Na początku wyścigu powiedziałem: "nie skreślajmy Raikkonena, Bottas w zeszłym roku dojechał na P2..." - no i masz
Ocon pojechał zbyt optymistycznie - Raikkonen miał zniknąć? Na hamowaniu nic się nie stało, dopiero agresywny skręt spowodował kolizję.
Hulkenberg popełnił błąd i choćbym chciał to nie ma usprawiedliwienia. Już myślałem, że znowu zostanie wykreowany na "bohatera" wyścigu, ale później zaczął się istny kabaret:
- kolizja kierowców Red Bulla (reprymenda dla obydwu panów)
- Grosjean rozbija się podczas neutralizacji
- Vettel mimo SC mógł wygrać, a po głupim ataku Bottasa wypadł z podium
- Magnussen 10 sekund i 2 punkty karne za kolizję z Gaslym
Ericsson przywalił w Magnussena, za co dostał identyczną karę jak później Duńczyk
(i już mnie uprzedzili z listą wszystkich incydentów... tak, jeszcze był Sirotkin i uderzenie w Pereza)
Zastanawiałem się, czy wyścig nie powinien zostać przerwany po odpadnięciu Grosjeana.

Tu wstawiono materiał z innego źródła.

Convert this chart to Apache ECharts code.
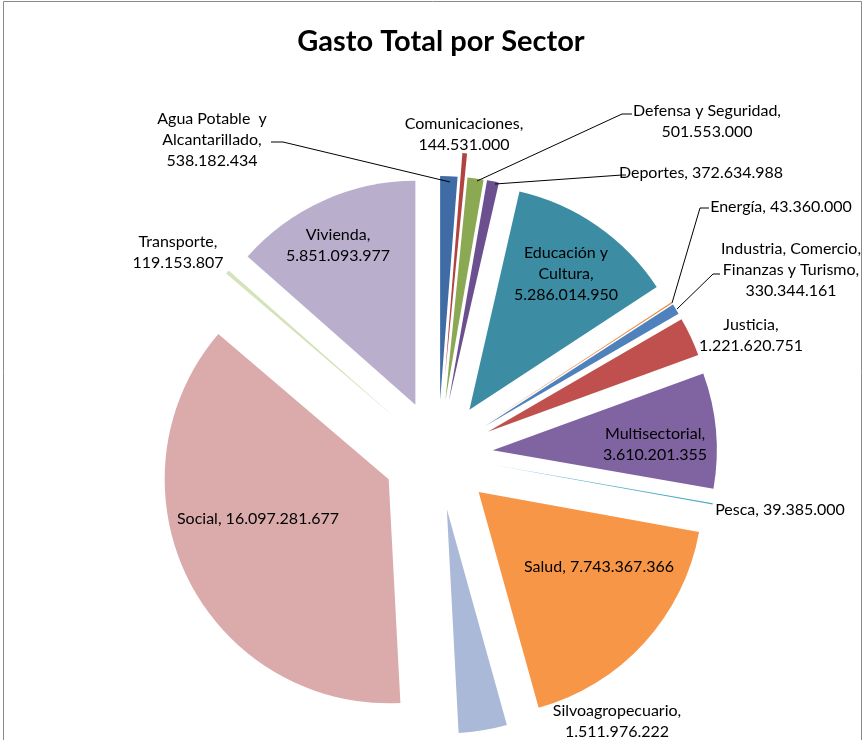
<!DOCTYPE html>
<html>
<head>
<meta charset="utf-8">
<script src="https://cdn.jsdelivr.net/npm/echarts@6/dist/echarts.min.js"></script>
<style>
  html, body { margin: 0; padding: 0; background: #fff; }
  #chart { width: 865px; height: 740px; }
</style>
</head>
<body>
<div id="chart"></div>
<script>
// ---- data ----
const categories = [
  'Agua Potable  y\nAlcantarillado',
  'Comunicaciones',
  'Defensa y Seguridad',
  'Deportes',
  'Educación y\nCultura',
  'Energía',
  'Industria, Comercio,\nFinanzas y Turismo',
  'Justicia',
  'Multisectorial',
  'Pesca',
  'Salud',
  'Silvoagropecuario',
  'Social',
  'Transporte',
  'Vivienda'
];
const values = [
  538182434, 144531000, 501553000, 372634988, 5286014950,
  43360000, 330344161, 1221620751, 3610201355, 39385000,
  7743367366, 1511976222, 16097281677, 119153807, 5851093977
];
// value printed on same line as name (true) or on the next line (false)
const sameLine = [false, false, false, true, false, true, false, false, false, true, true, false, true, false, false];

// ---- presentation ----
const colors = [
  '#3F6CA4', '#B0433F', '#8BA852', '#6B4F8E', '#3C8DA3',
  '#E8893A', '#4F81BD', '#C0504D', '#8064A2', '#4BACC6',
  '#F79646', '#AAB9D7', '#DBAAAA', '#D4E3B9', '#B9AFCD'
];
// explosion distance of each slice (px)
const explode = [55, 79, 55, 55, 55, 55, 55, 55, 55, 55, 55, 55, 55, 55, 55];
// label centres [x, y] and optional leader line points
const labelPos = [
  [212, 140], [464, 134], [707, 121], [701, 173], [566, 274],
  [781, 207], [791, 270], [751, 335], [655, 444], [780, 510],
  [599, 567], [617, 721], [258, 519], [178, 252], [338, 245]
];
const leaders = {
  0: [[450, 182], [283, 142], [271, 142]],
  2: [[477, 181], [622, 114], [632, 114]],
  3: [[495, 184], [622, 175], [626, 175]],
  5: [[672, 303], [700, 208], [709, 208]],
  6: [[677, 309], [713, 274], [720, 274]]
};

function fmt(v) {
  return String(v).replace(/\B(?=(\d{3})+(?!\d))/g, '.');
}

const chart = echarts.init(document.getElementById('chart'), null, { renderer: 'canvas' });

const common = {
  type: 'pie',
  center: [438, 455],
  radius: 224,
  startAngle: 90,
  clockwise: true,
  avoidLabelOverlap: false,
  minAngle: 0,
  emphasis: { scale: false, disabled: true }
};

const transparent = 'rgba(0,0,0,0)';
const offsets = Array.from(new Set(explode));
const sliceSeries = offsets.map(off => Object.assign({}, common, {
  name: 'sectores-' + off,
  selectedMode: 'multiple',
  selectedOffset: off,
  itemStyle: { borderWidth: 0 },
  select: { itemStyle: { borderWidth: 0 } },
  label: { show: false },
  labelLine: { show: false },
  data: categories.map((c, i) => ({
    name: c,
    value: values[i],
    selected: explode[i] === off,
    itemStyle: { color: explode[i] === off ? colors[i] : transparent }
  }))
}));

const labelSeries = Object.assign({}, common, {
  name: 'etiquetas',
  silent: true,
  selectedMode: false,
  z: 3,
  itemStyle: { color: transparent, borderWidth: 0 },
  label: {
    show: true,
    position: 'outside',
    fontFamily: 'Lato',
    fontSize: 16,
    lineHeight: 21,
    color: '#000',
    align: 'center',
    formatter: p => p.name + ',' + (sameLine[p.dataIndex] ? ' ' : '\n') + fmt(p.value)
  },
  labelLine: { show: false, lineStyle: { color: '#000', width: 1 }, length: 10, length2: 10 },
  labelLayout: function (params) {
    const i = params.dataIndex;
    const res = { x: labelPos[i][0], y: labelPos[i][1], align: 'center', verticalAlign: 'middle' };
    if (leaders[i]) res.labelLinePoints = leaders[i];
    return res;
  },
  data: categories.map((c, i) => ({
    name: c,
    value: values[i],
    labelLine: { show: !!leaders[i] }
  }))
});

chart.setOption({
  animation: false,
  title: {
    text: 'Gasto Total por Sector',
    left: 436,
    top: 22,
    textAlign: 'center',
    textStyle: { fontFamily: 'Lato', fontWeight: 'bold', fontSize: 29, color: '#000' }
  },
  graphic: [{
    type: 'rect',
    shape: { x: 3.5, y: 1.5, width: 858, height: 800 },
    style: { fill: 'none', stroke: '#8a8a8a', lineWidth: 1 },
    silent: true
  }],
  series: sliceSeries.concat([labelSeries])
});
</script>
</body>
</html>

Oponiarska farsa - na supersoftach można było przejechać bez problemu cały wyścig. Opłacało się zmienić na softy podczas pierwszej neutralizacji - Renault sknociło sprawę i Sainz do neutralizacji miał marne szanse na walkę z PER i GRO.
Szkoda Bottasa. Nie wiem czy byłby przed Hamiltonem przy identycznych strategiach, ale na podium zasłużył.
Kto dzisiaj nie rozrabiał (albo rozrabiał delikatnie) zgarnął punkty, a w jednym przypadku nawet podium
Cieszyłem się dzisiaj z wyniku Checo, ale niech mi ktoś powie, że w tym moim wspominaniu o jego "legendarnym szczęściu" nie mam odrobiny racji
Zero litości dla Vettela dzisiaj, fantastycznie to wykorzystał
Michal2_F1 napisał(a):Hulkenberg znowu fatalny wyścig, nie tylko się rozbił, ale też zniszczył zawody Alonso i Sirotkinowi, choć Hiszpan jak zwykle wyczarował punkty.
Incydent jak z Kwiatem i kierowcami Ferrari w Chinach.